Israel should allow exports from the Gaza Strip, European Union High Representative Catherine Ashton said Sunday, as she toured the enclave and said the EU would continue to demand that its crossing terminals become completely operational, dpa reported.

"We will keep pressuring for reopening the Gaza crossing points to improve the economical conditions in the Gaza Strip and make a better future for its population," she told reporters while visiting a United Nations school.

"I will be in Gaza again in a few months to make sure that the economy of the Gaza Strip is growing and improving," she added.

Ashton was scheduled to hold talks with Israeli Foreign Minister Avigdor Lieberman and Prime Minister Benjamin Netanyahu later Sunday, after meeting with Palestinian Prime Minister Salam Fayyad in Ramallah on Saturday.

Israel last month relaxed its four-year-old blockade of the strip, which is controlled by the Islamist Hamas movement. The easing came amid international pressure following the Israeli seizure of a Gaza- bound aid flotilla in May, which left nine Turkish activists dead.

While most types of civilian products are now allowed into the impoverished salient, Israel still prohibits the import of weapons or any materials that Gaza militias could use for weapons production.

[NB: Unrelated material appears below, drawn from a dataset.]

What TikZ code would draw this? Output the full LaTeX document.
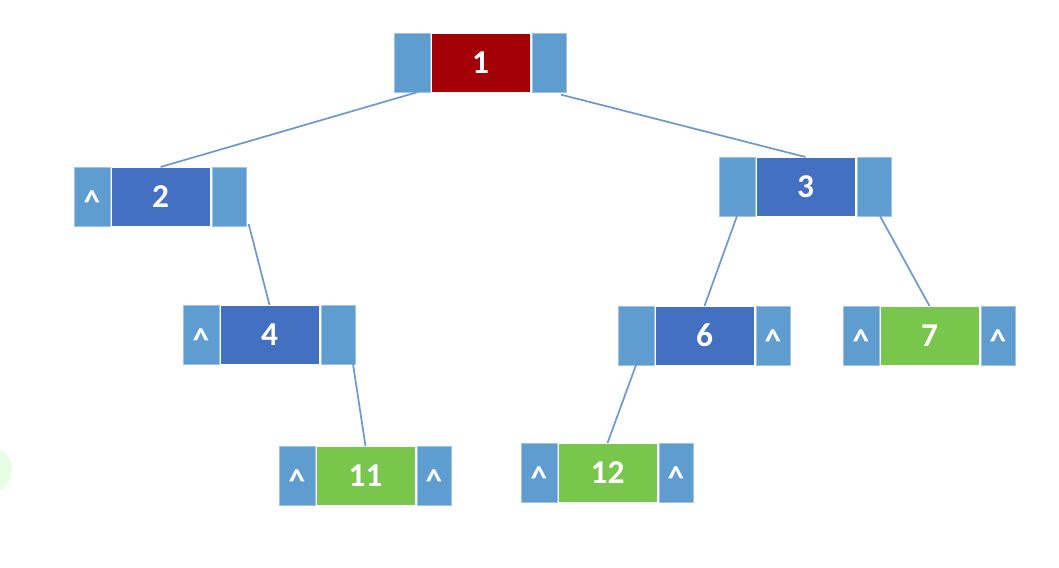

Exports from the strip are also still banned, and the movement of people is tightly monitored. The Rafah terminal, Gaza's sole crossing point to the Arab world, also remains shut - although Egypt does open it sporadically for limited periods of time.

Ashton was the first EU official to enter Gaza after the blockade's partial lifting.

She met private businessmen and officials from the United Nations Relief and Works Agency there, signing an agreement contributing 2 million euros (2.6 million dollars) to support the agency's summer camps and other programmes.

Ashton did not, however, hold talks with Hamas leaders.

Most Western countries have placed a political and diplomatic boycott on Hamas, after the organization rejected calls to renounce violence, honour past Israeli-Palestinian agreements and recognize Israel's right to exist.

Hamas spokesman Fawzi Barhoum said Ashton's visit to Gaza "will be an opportunity for her to closely see the difficult and tragic humanitarian situation of the Palestinians in Gaza Strip."

"We want this visit to completely end the Israeli siege," he added in a statement.

Ashton, meanwhile, had said that the Gaza visit would be an opportunity to see first-hand the effects of the Israeli decision to ease its blockade.

Her visit coincided with the arrival in the enclave of goods from a Libyan-backed aid ship, which had tried to reach Gaza on Wednesday but decided not to breach the Israeli naval blockade, instead docking in the nearby Egyptian Sinai port of el Arish.

The Israeli blockade was first imposed in 2006, after Gaza-based militants staged a cross-border raid and took an Israeli soldier captive.

The siege was tightened a year later, when Hamas seized control of the enclave from the Fatah-run administration of Palestinian President Mahmoud Abbas.